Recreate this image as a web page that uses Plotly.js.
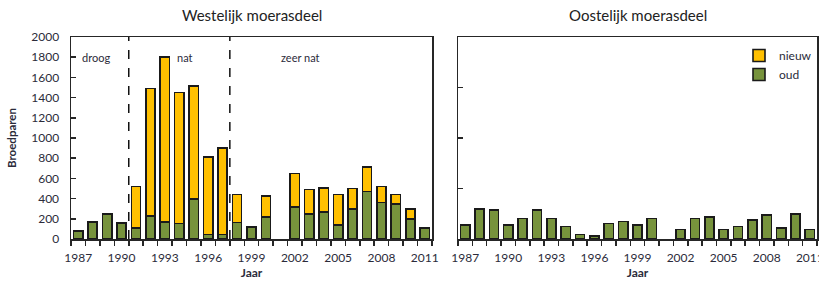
<!DOCTYPE html>
<html>
<head>
<meta charset="utf-8">
<script src="https://cdn.plot.ly/plotly-3.0.1.min.js"></script>
<style>html,body{margin:0;padding:0;background:#fff;}#chart{width:819px;height:284px;}</style>
</head>
<body>
<div id="chart"></div>
<script>
// ---- data ----
const years = [1987,1988,1989,1990,1991,1992,1993,1994,1995,1996,1997,1998,1999,2000,2001,2002,2003,2004,2005,2006,2007,2008,2009,2010,2011];
// Westelijk moerasdeel (null = no bar)
const westOud   = [80,170,250,160,110,230,170,155,395,45,45,165,120,215,null,315,250,265,140,300,470,360,345,200,110];
const westNieuw = [null,null,null,null,410,1260,1630,1295,1120,765,855,275,null,210,null,335,240,240,300,200,240,160,95,100,null];
// Oostelijk moerasdeel
const oostOud   = [140,300,285,140,205,285,205,125,45,30,155,175,140,205,null,95,205,220,95,125,190,235,110,250,95];
const oostNieuw = [null,null,null,null,null,null,null,null,null,null,null,null,null,null,null,null,null,null,null,null,null,null,null,null,null];
const tickYears = [1987,1990,1993,1996,1999,2002,2005,2008,2011];
// periods (west): label and first year
const periodLabels = ['droog','nat','zeer nat'];
const periodStart  = [1987,1991,1998];
const periodLabelYear = [1987.1,1994.4,2002.4];
const periodLabelValue = [1800,1800,1800];

// ---- style ----
const GREEN = '#77933C', YELLOW = '#FFC000', EDGE = '#1a1a1a', AX = '#262626', TXT = '#2b2b3a';
const FONT = 'Lato, "Open Sans", sans-serif';

const cats = years.map(String);
const catText = years.map(y => tickYears.indexOf(y) >= 0 ? String(y) : '');
const idx = y => y - years[0];   // category index of a (fractional) year

function bar(x, y, name, color, xa, ya, show) {
  return {type:'bar', x:x, y:y, name:name, xaxis:xa, yaxis:ya, showlegend:show, legendgroup:name,
    marker:{color:color, line:{color:EDGE, width:1.6}}, hoverinfo:'skip'};
}

const traces = [
  bar(cats, westOud, 'oud', GREEN, 'x', 'y', true),
  bar(cats, westNieuw, 'nieuw', YELLOW, 'x', 'y', true),
  bar(cats, oostOud, 'oud', GREEN, 'x2', 'y2', false),
  bar(cats, oostNieuw, 'nieuw', YELLOW, 'x2', 'y2', false)
];

const W = 819, L = 71, R = 2;
const pw = W - L - R;
const d1 = [0, (432-L)/pw], d2 = [(458-L)/pw, 1];

function xax(domain, anchor) {
  return {type:'category', domain:domain, anchor:anchor, range:[-0.5, years.length-0.5],
    tickmode:'array', tickvals:cats, ticktext:catText, tickson:'boundaries', tickangle:0,
    ticks:'outside', ticklen:5, tickwidth:1.5, tickcolor:AX, ticklabeloverflow:'allow',
    showline:true, linecolor:AX, linewidth:1.5, mirror:true, showgrid:false, zeroline:false,
    tickfont:{family:FONT, size:12, color:TXT}, ticklabelstandoff:7, automargin:false,
    title:{text:'<b>Jaar</b>', font:{family:FONT, size:12, color:TXT}, standoff:4}};
}
function yax(domain, anchor, dtick, labels) {
  return {domain:domain, anchor:anchor, range:[0,2000], dtick:dtick, ticks:'inside', ticklen:5, tickwidth:1.5, tickcolor:AX,
    showticklabels:labels, showline:true, linecolor:AX, linewidth:1.5, mirror:true, showgrid:false, zeroline:false,
    tickfont:{family:FONT, size:12, color:TXT}, ticklabelstandoff:8, automargin:false,
    title:labels ? {text:'<b>Broedparen</b>', font:{family:FONT, size:11.5, color:TXT}, standoff:12} : {text:''}};
}

const shapes = periodStart.slice(1).map(y => ({type:'line', xref:'x', yref:'y', x0:idx(y)-0.5, x1:idx(y)-0.5, y0:0, y1:2000,
  line:{color:'#111', width:1.5, dash:'dash'}}));

const annotations = periodLabels.map((t,i) => ({xref:'x', yref:'y', x:idx(periodLabelYear[i]), y:periodLabelValue[i],
  text:t, showarrow:false, xanchor: i===0 ? 'left' : 'center', font:{family:FONT, size:11, color:TXT}}));
annotations.push({xref:'x domain', yref:'paper', x:0.5, y:1, yshift:22, text:'Westelijk moerasdeel', showarrow:false,
  font:{family:FONT, size:15, color:'#222'}, yanchor:'middle'});
annotations.push({xref:'x2 domain', yref:'paper', x:0.5, y:1, yshift:22, text:'Oostelijk moerasdeel', showarrow:false,
  font:{family:FONT, size:15, color:'#222'}, yanchor:'middle'});

const layout = {
  width:W, height:284, margin:{l:L, r:R, t:37, b:45},
  paper_bgcolor:'#fff', plot_bgcolor:'#fff',
  barmode:'stack', bargap:0.36,
  font:{family:FONT, color:TXT},
  xaxis: xax(d1, 'y'),
  yaxis: yax([0,1], 'x', 200, true),
  xaxis2: xax(d2, 'y2'),
  yaxis2: yax([0,1], 'x2', 500, false),
  shapes: shapes,
  annotations: annotations,
  showlegend:true,
  legend:{x:1.0, y:0.98, xanchor:'right', yanchor:'top', traceorder:'reversed', bgcolor:'rgba(0,0,0,0)',
    font:{family:FONT, size:12, color:TXT}, itemwidth:30, tracegroupgap:0}
};

Plotly.newPlot('chart', traces, layout, {staticPlot:true, displayModeBar:false});
</script>
</body>
</html>
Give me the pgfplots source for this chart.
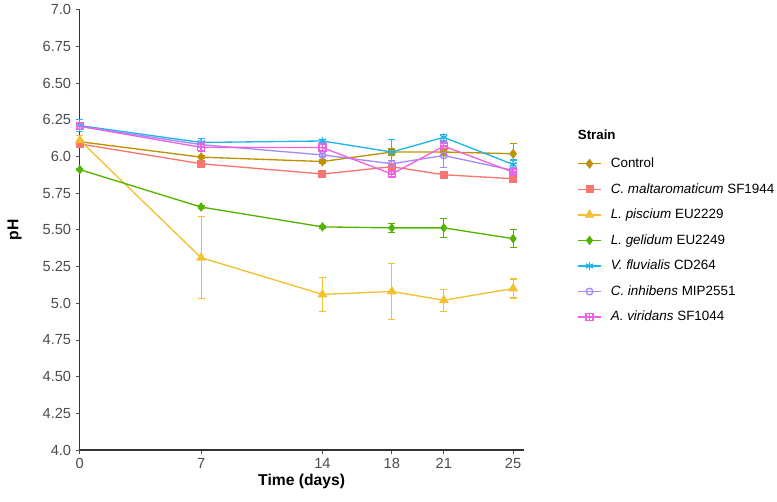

** Exercise task **
Copy every line above word for word and exclude the pictures.

** Solution for this problem **
Recreate this image as a web page that uses Plotly.js.
<!DOCTYPE html>
<html>
<head>
<meta charset="utf-8">
<script src="https://cdn.plot.ly/plotly-3.0.1.min.js"></script>
<style>html,body{margin:0;padding:0;background:#fff;}#chart{width:819px;height:284px;}</style>
</head>
<body>
<div id="chart"></div>
<script>
// ---- data ----
const years = [1987,1988,1989,1990,1991,1992,1993,1994,1995,1996,1997,1998,1999,2000,2001,2002,2003,2004,2005,2006,2007,2008,2009,2010,2011];
// Westelijk moerasdeel (null = no bar)
const westOud   = [80,170,250,160,110,230,170,155,395,45,45,165,120,215,null,315,250,265,140,300,470,360,345,200,110];
const westNieuw = [null,null,null,null,410,1260,1630,1295,1120,765,855,275,null,210,null,335,240,240,300,200,240,160,95,100,null];
// Oostelijk moerasdeel
const oostOud   = [140,300,285,140,205,285,205,125,45,30,155,175,140,205,null,95,205,220,95,125,190,235,110,250,95];
const oostNieuw = [null,null,null,null,null,null,null,null,null,null,null,null,null,null,null,null,null,null,null,null,null,null,null,null,null];
const tickYears = [1987,1990,1993,1996,1999,2002,2005,2008,2011];
// periods (west): label and first year
const periodLabels = ['droog','nat','zeer nat'];
const periodStart  = [1987,1991,1998];
const periodLabelYear = [1987.1,1994.4,2002.4];
const periodLabelValue = [1800,1800,1800];

// ---- style ----
const GREEN = '#77933C', YELLOW = '#FFC000', EDGE = '#1a1a1a', AX = '#262626', TXT = '#2b2b3a';
const FONT = 'Lato, "Open Sans", sans-serif';

const cats = years.map(String);
const catText = years.map(y => tickYears.indexOf(y) >= 0 ? String(y) : '');
const idx = y => y - years[0];   // category index of a (fractional) year

function bar(x, y, name, color, xa, ya, show) {
  return {type:'bar', x:x, y:y, name:name, xaxis:xa, yaxis:ya, showlegend:show, legendgroup:name,
    marker:{color:color, line:{color:EDGE, width:1.6}}, hoverinfo:'skip'};
}

const traces = [
  bar(cats, westOud, 'oud', GREEN, 'x', 'y', true),
  bar(cats, westNieuw, 'nieuw', YELLOW, 'x', 'y', true),
  bar(cats, oostOud, 'oud', GREEN, 'x2', 'y2', false),
  bar(cats, oostNieuw, 'nieuw', YELLOW, 'x2', 'y2', false)
];

const W = 819, L = 71, R = 2;
const pw = W - L - R;
const d1 = [0, (432-L)/pw], d2 = [(458-L)/pw, 1];

function xax(domain, anchor) {
  return {type:'category', domain:domain, anchor:anchor, range:[-0.5, years.length-0.5],
    tickmode:'array', tickvals:cats, ticktext:catText, tickson:'boundaries', tickangle:0,
    ticks:'outside', ticklen:5, tickwidth:1.5, tickcolor:AX, ticklabeloverflow:'allow',
    showline:true, linecolor:AX, linewidth:1.5, mirror:true, showgrid:false, zeroline:false,
    tickfont:{family:FONT, size:12, color:TXT}, ticklabelstandoff:7, automargin:false,
    title:{text:'<b>Jaar</b>', font:{family:FONT, size:12, color:TXT}, standoff:4}};
}
function yax(domain, anchor, dtick, labels) {
  return {domain:domain, anchor:anchor, range:[0,2000], dtick:dtick, ticks:'inside', ticklen:5, tickwidth:1.5, tickcolor:AX,
    showticklabels:labels, showline:true, linecolor:AX, linewidth:1.5, mirror:true, showgrid:false, zeroline:false,
    tickfont:{family:FONT, size:12, color:TXT}, ticklabelstandoff:8, automargin:false,
    title:labels ? {text:'<b>Broedparen</b>', font:{family:FONT, size:11.5, color:TXT}, standoff:12} : {text:''}};
}

const shapes = periodStart.slice(1).map(y => ({type:'line', xref:'x', yref:'y', x0:idx(y)-0.5, x1:idx(y)-0.5, y0:0, y1:2000,
  line:{color:'#111', width:1.5, dash:'dash'}}));

const annotations = periodLabels.map((t,i) => ({xref:'x', yref:'y', x:idx(periodLabelYear[i]), y:periodLabelValue[i],
  text:t, showarrow:false, xanchor: i===0 ? 'left' : 'center', font:{family:FONT, size:11, color:TXT}}));
annotations.push({xref:'x domain', yref:'paper', x:0.5, y:1, yshift:22, text:'Westelijk moerasdeel', showarrow:false,
  font:{family:FONT, size:15, color:'#222'}, yanchor:'middle'});
annotations.push({xref:'x2 domain', yref:'paper', x:0.5, y:1, yshift:22, text:'Oostelijk moerasdeel', showarrow:false,
  font:{family:FONT, size:15, color:'#222'}, yanchor:'middle'});

const layout = {
  width:W, height:284, margin:{l:L, r:R, t:37, b:45},
  paper_bgcolor:'#fff', plot_bgcolor:'#fff',
  barmode:'stack', bargap:0.36,
  font:{family:FONT, color:TXT},
  xaxis: xax(d1, 'y'),
  yaxis: yax([0,1], 'x', 200, true),
  xaxis2: xax(d2, 'y2'),
  yaxis2: yax([0,1], 'x2', 500, false),
  shapes: shapes,
  annotations: annotations,
  showlegend:true,
  legend:{x:1.0, y:0.98, xanchor:'right', yanchor:'top', traceorder:'reversed', bgcolor:'rgba(0,0,0,0)',
    font:{family:FONT, size:12, color:TXT}, itemwidth:30, tracegroupgap:0}
};

Plotly.newPlot('chart', traces, layout, {staticPlot:true, displayModeBar:false});
</script>
</body>
</html>
Give me the pgfplots source for this chart.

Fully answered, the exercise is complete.